▼
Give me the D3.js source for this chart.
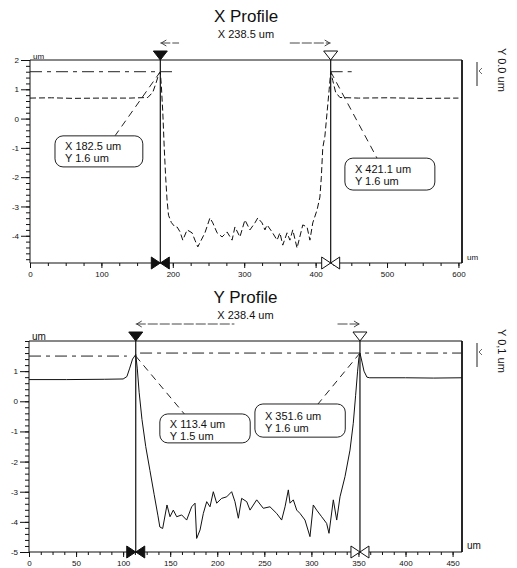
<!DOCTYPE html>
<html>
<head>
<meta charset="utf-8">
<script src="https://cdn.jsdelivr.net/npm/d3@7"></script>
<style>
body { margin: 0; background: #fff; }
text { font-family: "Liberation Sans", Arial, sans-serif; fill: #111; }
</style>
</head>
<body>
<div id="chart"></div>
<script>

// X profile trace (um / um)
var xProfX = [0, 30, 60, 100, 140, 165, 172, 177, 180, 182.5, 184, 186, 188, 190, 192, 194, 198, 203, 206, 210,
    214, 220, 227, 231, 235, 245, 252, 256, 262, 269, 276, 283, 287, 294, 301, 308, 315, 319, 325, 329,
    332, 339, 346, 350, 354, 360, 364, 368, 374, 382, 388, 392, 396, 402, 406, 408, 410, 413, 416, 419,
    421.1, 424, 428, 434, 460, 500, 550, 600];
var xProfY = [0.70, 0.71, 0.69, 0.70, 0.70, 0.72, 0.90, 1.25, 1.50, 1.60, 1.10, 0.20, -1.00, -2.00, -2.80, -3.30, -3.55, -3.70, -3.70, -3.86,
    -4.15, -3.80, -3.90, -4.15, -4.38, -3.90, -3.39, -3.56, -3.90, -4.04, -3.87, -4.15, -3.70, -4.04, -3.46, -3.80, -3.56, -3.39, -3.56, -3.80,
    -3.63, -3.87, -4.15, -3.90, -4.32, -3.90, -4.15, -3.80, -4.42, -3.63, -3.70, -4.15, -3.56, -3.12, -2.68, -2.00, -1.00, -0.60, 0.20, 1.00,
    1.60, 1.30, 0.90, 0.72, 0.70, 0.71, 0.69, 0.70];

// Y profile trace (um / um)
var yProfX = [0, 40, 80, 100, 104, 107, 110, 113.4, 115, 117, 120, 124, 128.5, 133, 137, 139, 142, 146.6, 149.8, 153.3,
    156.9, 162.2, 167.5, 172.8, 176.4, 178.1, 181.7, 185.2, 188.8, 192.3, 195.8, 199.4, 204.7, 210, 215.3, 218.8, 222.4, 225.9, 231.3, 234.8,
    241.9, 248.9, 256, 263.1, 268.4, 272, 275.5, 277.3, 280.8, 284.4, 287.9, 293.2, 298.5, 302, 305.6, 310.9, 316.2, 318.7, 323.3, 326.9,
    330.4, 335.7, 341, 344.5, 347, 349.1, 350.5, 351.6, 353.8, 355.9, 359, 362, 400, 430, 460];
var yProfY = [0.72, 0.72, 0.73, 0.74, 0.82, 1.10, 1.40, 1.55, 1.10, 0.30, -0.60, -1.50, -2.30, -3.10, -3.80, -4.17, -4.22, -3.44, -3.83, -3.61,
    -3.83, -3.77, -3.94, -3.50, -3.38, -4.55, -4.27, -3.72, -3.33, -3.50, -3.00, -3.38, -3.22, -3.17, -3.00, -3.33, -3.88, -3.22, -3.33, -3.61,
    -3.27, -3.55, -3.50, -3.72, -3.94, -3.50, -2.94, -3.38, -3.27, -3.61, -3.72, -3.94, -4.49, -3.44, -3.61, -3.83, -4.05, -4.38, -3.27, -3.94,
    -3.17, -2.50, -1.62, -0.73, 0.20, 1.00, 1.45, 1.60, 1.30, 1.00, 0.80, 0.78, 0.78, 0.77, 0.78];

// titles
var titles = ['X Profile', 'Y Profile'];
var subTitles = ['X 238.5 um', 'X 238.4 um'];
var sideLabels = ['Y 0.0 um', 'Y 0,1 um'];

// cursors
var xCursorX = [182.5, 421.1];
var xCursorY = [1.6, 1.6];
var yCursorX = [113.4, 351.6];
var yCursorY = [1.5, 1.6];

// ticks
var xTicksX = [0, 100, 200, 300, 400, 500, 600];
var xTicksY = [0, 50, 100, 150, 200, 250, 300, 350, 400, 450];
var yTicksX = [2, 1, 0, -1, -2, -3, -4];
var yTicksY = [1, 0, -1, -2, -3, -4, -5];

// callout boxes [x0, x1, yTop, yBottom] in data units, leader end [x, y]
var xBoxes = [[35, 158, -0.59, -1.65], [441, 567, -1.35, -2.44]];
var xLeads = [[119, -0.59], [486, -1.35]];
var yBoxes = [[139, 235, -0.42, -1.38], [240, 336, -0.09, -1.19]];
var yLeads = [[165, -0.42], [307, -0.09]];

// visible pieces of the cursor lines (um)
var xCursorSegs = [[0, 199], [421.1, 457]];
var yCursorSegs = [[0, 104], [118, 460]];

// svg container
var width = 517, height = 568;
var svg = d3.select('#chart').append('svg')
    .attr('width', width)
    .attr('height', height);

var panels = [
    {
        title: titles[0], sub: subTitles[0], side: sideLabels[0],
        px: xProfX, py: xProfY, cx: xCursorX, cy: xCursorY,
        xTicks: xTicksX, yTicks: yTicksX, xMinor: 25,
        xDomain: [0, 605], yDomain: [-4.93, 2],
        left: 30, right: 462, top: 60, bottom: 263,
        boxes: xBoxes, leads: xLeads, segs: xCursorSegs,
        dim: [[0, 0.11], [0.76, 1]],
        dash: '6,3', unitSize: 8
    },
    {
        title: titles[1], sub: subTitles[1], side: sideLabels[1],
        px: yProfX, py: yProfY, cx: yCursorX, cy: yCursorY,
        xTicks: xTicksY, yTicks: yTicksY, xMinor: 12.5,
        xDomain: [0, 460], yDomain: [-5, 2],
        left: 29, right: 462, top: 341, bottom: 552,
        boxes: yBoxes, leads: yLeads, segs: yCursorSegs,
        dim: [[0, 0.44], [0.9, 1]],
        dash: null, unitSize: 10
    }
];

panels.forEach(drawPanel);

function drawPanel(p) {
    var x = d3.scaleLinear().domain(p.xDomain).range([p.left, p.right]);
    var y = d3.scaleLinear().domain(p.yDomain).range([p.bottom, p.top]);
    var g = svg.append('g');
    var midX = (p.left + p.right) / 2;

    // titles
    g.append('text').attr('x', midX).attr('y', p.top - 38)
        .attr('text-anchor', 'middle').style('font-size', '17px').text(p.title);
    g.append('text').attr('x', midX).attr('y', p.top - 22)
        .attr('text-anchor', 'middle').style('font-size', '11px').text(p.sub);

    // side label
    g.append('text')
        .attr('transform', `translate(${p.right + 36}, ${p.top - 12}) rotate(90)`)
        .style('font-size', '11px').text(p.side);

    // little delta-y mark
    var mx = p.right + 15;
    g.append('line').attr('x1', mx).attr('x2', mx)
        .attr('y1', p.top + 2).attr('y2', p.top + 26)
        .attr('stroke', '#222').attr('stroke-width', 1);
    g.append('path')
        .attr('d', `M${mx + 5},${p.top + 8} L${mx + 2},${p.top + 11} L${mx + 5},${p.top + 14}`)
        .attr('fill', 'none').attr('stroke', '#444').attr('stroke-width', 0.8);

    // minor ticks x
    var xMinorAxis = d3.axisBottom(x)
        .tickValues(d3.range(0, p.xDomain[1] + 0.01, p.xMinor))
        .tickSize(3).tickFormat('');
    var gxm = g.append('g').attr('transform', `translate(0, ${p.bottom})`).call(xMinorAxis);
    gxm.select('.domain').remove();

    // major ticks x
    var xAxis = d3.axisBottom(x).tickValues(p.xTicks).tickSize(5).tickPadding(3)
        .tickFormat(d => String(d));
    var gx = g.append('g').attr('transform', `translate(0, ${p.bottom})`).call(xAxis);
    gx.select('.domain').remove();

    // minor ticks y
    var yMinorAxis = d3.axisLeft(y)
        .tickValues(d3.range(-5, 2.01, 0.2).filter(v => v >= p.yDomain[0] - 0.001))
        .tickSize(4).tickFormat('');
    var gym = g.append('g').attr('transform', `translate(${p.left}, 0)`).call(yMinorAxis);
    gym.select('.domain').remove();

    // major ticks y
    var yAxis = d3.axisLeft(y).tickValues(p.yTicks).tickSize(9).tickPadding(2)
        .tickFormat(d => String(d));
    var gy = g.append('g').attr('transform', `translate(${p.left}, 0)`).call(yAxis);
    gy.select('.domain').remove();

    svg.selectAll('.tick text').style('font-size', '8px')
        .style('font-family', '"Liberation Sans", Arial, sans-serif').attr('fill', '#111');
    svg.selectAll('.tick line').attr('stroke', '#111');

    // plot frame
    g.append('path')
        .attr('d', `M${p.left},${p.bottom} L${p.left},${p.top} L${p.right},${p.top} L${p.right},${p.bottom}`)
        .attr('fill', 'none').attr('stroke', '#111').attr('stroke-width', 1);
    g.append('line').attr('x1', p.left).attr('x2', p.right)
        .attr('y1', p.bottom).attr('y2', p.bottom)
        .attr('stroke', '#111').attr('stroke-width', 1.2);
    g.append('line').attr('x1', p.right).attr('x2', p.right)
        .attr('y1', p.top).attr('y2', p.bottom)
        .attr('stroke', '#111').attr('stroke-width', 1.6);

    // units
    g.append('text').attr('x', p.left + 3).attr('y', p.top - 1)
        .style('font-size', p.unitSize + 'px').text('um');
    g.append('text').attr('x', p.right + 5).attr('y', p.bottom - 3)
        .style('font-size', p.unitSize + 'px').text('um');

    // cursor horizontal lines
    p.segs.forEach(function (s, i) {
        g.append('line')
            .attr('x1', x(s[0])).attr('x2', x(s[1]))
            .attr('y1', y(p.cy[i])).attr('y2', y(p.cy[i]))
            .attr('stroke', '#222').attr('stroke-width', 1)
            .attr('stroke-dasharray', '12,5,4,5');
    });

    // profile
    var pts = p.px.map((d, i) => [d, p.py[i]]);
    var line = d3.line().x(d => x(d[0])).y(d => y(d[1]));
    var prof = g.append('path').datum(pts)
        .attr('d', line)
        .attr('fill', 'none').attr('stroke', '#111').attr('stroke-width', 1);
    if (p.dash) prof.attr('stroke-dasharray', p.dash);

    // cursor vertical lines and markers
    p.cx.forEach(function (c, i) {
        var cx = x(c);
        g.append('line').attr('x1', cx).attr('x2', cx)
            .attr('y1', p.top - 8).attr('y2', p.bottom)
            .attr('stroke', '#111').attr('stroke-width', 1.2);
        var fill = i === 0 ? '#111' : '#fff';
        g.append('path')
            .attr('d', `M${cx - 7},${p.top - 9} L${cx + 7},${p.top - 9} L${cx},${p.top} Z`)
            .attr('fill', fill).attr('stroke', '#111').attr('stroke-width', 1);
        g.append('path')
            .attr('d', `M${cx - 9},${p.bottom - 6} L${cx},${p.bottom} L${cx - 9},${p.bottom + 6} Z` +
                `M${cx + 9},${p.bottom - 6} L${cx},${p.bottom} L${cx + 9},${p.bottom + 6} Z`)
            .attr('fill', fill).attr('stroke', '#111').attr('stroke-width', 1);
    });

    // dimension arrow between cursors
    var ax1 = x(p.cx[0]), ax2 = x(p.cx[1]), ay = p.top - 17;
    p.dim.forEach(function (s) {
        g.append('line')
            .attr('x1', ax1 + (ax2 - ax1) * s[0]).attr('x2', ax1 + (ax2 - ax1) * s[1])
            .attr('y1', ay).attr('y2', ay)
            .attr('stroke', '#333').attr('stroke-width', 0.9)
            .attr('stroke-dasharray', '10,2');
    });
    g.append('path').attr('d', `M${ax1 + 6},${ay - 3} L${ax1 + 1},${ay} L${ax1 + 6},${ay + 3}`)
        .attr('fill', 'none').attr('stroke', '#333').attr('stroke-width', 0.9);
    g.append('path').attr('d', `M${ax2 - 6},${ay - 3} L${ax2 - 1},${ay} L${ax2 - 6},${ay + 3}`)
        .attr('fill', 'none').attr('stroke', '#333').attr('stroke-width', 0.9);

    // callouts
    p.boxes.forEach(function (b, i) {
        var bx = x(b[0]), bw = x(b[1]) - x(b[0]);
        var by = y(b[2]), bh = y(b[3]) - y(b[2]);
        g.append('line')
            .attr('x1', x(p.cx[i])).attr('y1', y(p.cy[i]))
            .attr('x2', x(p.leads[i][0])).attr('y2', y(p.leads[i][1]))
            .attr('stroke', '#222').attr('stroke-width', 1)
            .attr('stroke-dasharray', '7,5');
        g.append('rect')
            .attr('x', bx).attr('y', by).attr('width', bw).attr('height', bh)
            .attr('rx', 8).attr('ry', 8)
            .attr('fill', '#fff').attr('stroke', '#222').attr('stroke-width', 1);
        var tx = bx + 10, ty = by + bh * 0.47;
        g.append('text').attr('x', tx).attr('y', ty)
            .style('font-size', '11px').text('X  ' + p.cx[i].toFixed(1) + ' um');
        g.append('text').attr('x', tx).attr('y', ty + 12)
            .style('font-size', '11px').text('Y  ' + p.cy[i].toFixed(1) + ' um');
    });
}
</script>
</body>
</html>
▲
▼
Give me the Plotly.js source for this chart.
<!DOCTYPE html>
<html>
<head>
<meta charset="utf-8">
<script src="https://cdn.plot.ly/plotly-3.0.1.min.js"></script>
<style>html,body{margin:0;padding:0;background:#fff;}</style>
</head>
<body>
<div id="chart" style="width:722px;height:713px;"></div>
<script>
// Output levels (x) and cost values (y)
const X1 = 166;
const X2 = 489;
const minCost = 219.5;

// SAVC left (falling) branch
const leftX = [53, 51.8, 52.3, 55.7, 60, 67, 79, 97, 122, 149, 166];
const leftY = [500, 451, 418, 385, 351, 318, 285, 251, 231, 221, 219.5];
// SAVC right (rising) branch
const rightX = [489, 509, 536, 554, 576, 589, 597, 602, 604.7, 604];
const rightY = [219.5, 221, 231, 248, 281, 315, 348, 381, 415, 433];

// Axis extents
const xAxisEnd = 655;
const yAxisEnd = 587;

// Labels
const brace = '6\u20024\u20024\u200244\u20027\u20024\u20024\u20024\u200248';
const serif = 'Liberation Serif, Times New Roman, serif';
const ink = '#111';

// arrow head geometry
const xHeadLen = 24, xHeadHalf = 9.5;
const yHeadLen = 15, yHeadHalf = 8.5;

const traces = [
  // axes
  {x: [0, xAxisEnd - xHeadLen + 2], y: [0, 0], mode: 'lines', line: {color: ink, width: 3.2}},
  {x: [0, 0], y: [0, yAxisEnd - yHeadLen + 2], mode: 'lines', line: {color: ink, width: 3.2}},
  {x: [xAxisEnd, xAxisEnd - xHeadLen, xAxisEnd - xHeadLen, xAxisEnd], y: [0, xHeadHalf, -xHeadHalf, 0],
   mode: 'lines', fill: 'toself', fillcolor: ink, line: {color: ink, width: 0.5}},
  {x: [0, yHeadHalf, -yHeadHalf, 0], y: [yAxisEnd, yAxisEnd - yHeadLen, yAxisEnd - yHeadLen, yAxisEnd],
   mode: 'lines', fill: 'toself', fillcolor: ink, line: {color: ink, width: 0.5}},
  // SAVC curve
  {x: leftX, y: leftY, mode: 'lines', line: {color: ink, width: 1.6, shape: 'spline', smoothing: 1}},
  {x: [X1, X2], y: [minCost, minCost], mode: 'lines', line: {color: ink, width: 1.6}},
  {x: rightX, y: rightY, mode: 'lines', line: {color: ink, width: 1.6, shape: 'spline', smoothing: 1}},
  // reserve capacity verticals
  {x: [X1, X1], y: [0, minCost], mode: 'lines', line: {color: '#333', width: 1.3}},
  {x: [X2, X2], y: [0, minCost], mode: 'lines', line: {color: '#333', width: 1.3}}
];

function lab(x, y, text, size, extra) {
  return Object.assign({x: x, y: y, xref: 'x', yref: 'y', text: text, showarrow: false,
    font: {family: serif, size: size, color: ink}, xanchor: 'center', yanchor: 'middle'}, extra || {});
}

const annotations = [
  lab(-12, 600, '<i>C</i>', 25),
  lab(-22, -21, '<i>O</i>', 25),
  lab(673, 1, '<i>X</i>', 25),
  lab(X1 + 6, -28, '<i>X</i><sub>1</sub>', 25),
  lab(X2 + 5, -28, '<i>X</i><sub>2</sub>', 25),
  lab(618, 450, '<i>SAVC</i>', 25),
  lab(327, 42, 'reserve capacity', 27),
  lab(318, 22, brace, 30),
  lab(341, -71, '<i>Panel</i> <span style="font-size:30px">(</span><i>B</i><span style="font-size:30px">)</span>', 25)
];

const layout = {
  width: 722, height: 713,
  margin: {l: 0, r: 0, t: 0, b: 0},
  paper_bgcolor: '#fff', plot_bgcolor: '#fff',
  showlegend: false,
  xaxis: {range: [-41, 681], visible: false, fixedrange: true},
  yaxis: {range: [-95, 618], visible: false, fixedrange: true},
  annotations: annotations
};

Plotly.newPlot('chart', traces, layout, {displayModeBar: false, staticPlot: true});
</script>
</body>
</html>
▲
▼
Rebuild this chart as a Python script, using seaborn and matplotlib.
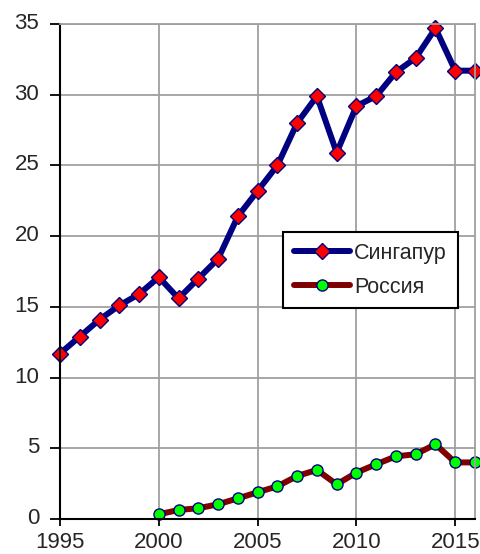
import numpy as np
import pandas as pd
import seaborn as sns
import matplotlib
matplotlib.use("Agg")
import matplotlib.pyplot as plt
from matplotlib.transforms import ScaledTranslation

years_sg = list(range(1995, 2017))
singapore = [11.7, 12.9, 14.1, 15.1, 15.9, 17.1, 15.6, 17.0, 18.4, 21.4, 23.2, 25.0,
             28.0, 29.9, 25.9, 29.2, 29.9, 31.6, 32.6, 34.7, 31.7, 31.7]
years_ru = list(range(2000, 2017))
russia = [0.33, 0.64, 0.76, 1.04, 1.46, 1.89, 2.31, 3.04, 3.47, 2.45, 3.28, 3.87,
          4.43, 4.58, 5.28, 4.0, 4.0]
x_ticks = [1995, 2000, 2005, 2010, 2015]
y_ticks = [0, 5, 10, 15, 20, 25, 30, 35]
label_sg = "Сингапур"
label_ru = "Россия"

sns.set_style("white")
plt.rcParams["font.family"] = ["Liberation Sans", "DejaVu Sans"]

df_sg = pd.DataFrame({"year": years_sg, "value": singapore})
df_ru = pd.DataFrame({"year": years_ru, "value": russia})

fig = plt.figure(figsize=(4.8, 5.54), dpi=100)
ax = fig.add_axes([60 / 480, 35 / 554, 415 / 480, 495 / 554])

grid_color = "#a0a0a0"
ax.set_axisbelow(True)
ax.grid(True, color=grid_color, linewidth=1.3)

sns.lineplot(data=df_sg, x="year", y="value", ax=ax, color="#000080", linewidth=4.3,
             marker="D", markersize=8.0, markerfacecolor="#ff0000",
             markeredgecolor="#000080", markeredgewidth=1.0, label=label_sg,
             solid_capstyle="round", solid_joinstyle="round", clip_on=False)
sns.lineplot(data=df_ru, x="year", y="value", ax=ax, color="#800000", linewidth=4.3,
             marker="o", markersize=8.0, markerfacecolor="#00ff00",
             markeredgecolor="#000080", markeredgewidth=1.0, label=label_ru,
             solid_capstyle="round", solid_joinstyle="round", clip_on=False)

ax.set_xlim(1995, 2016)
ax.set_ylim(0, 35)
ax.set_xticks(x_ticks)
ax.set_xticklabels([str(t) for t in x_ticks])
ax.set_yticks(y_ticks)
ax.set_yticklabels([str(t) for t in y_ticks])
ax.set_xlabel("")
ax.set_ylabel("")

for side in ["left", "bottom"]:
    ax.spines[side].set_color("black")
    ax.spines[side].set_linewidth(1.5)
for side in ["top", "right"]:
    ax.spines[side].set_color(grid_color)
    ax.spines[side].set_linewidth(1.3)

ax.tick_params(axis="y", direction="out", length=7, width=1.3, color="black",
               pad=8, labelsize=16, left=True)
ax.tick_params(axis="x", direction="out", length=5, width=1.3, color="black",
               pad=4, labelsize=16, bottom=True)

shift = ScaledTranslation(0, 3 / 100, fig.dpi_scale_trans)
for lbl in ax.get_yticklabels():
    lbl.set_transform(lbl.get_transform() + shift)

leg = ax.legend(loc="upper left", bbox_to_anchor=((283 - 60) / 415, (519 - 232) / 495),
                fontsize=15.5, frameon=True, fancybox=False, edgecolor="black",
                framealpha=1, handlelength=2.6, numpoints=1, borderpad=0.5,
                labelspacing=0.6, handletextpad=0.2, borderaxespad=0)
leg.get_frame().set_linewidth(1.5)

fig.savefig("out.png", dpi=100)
▲
Copy each line above that contains the string "script".

<script src="https://cdn.jsdelivr.net/npm/d3@7"></script>
<script>
</script>
<script src="https://cdn.plot.ly/plotly-3.0.1.min.js"></script>
<script>
</script>
Rebuild this chart as a Python script, using seaborn and matplotlib.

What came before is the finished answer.